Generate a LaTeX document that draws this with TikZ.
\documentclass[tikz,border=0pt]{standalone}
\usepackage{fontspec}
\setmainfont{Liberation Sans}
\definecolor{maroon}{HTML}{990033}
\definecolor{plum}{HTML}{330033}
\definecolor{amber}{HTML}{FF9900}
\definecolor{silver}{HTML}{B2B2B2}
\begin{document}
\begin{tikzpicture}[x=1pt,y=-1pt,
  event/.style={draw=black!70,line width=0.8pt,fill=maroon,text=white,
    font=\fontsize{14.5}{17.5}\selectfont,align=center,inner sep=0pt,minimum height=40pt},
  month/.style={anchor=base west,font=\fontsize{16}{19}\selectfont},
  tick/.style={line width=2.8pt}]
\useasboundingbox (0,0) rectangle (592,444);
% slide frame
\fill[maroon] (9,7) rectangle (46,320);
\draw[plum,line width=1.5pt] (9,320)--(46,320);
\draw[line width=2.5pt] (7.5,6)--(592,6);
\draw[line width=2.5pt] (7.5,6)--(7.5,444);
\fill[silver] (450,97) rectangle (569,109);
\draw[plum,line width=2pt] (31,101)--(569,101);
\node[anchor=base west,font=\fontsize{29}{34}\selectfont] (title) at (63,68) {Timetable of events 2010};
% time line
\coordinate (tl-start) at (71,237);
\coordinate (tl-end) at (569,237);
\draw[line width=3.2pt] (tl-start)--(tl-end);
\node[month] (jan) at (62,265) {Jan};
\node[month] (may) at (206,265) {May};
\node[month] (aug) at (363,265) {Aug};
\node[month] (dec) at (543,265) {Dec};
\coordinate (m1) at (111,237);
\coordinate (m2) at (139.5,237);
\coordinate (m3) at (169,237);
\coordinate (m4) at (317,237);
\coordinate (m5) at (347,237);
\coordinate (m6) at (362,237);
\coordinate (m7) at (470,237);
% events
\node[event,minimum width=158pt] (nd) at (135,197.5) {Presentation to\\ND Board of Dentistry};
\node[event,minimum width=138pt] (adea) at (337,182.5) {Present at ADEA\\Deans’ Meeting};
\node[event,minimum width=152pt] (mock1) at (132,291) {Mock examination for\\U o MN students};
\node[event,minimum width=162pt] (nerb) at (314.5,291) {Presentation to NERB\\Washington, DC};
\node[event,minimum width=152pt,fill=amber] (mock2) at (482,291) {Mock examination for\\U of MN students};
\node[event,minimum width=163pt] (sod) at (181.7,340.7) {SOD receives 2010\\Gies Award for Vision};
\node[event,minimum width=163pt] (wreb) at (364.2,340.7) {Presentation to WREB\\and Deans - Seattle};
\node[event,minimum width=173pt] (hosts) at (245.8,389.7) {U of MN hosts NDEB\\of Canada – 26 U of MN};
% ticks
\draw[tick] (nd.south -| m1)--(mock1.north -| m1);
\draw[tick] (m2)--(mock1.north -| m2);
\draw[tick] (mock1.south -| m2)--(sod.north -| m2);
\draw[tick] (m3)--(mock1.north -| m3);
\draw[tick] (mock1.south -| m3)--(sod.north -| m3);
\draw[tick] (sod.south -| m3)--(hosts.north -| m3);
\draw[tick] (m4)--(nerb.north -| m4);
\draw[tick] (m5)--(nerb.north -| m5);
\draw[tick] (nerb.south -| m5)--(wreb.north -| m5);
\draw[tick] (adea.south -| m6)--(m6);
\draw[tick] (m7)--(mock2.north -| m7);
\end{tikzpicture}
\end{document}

* **What is needed**
Reproduce all the data word for word.

* **Exercise solution**
Generate a LaTeX document that draws this with TikZ.
\documentclass[tikz,border=0pt]{standalone}
\usepackage{fontspec}
\setmainfont{Liberation Sans}
\definecolor{maroon}{HTML}{990033}
\definecolor{plum}{HTML}{330033}
\definecolor{amber}{HTML}{FF9900}
\definecolor{silver}{HTML}{B2B2B2}
\begin{document}
\begin{tikzpicture}[x=1pt,y=-1pt,
  event/.style={draw=black!70,line width=0.8pt,fill=maroon,text=white,
    font=\fontsize{14.5}{17.5}\selectfont,align=center,inner sep=0pt,minimum height=40pt},
  month/.style={anchor=base west,font=\fontsize{16}{19}\selectfont},
  tick/.style={line width=2.8pt}]
\useasboundingbox (0,0) rectangle (592,444);
% slide frame
\fill[maroon] (9,7) rectangle (46,320);
\draw[plum,line width=1.5pt] (9,320)--(46,320);
\draw[line width=2.5pt] (7.5,6)--(592,6);
\draw[line width=2.5pt] (7.5,6)--(7.5,444);
\fill[silver] (450,97) rectangle (569,109);
\draw[plum,line width=2pt] (31,101)--(569,101);
\node[anchor=base west,font=\fontsize{29}{34}\selectfont] (title) at (63,68) {Timetable of events 2010};
% time line
\coordinate (tl-start) at (71,237);
\coordinate (tl-end) at (569,237);
\draw[line width=3.2pt] (tl-start)--(tl-end);
\node[month] (jan) at (62,265) {Jan};
\node[month] (may) at (206,265) {May};
\node[month] (aug) at (363,265) {Aug};
\node[month] (dec) at (543,265) {Dec};
\coordinate (m1) at (111,237);
\coordinate (m2) at (139.5,237);
\coordinate (m3) at (169,237);
\coordinate (m4) at (317,237);
\coordinate (m5) at (347,237);
\coordinate (m6) at (362,237);
\coordinate (m7) at (470,237);
% events
\node[event,minimum width=158pt] (nd) at (135,197.5) {Presentation to\\ND Board of Dentistry};
\node[event,minimum width=138pt] (adea) at (337,182.5) {Present at ADEA\\Deans’ Meeting};
\node[event,minimum width=152pt] (mock1) at (132,291) {Mock examination for\\U o MN students};
\node[event,minimum width=162pt] (nerb) at (314.5,291) {Presentation to NERB\\Washington, DC};
\node[event,minimum width=152pt,fill=amber] (mock2) at (482,291) {Mock examination for\\U of MN students};
\node[event,minimum width=163pt] (sod) at (181.7,340.7) {SOD receives 2010\\Gies Award for Vision};
\node[event,minimum width=163pt] (wreb) at (364.2,340.7) {Presentation to WREB\\and Deans - Seattle};
\node[event,minimum width=173pt] (hosts) at (245.8,389.7) {U of MN hosts NDEB\\of Canada – 26 U of MN};
% ticks
\draw[tick] (nd.south -| m1)--(mock1.north -| m1);
\draw[tick] (m2)--(mock1.north -| m2);
\draw[tick] (mock1.south -| m2)--(sod.north -| m2);
\draw[tick] (m3)--(mock1.north -| m3);
\draw[tick] (mock1.south -| m3)--(sod.north -| m3);
\draw[tick] (sod.south -| m3)--(hosts.north -| m3);
\draw[tick] (m4)--(nerb.north -| m4);
\draw[tick] (m5)--(nerb.north -| m5);
\draw[tick] (nerb.south -| m5)--(wreb.north -| m5);
\draw[tick] (adea.south -| m6)--(m6);
\draw[tick] (m7)--(mock2.north -| m7);
\end{tikzpicture}
\end{document}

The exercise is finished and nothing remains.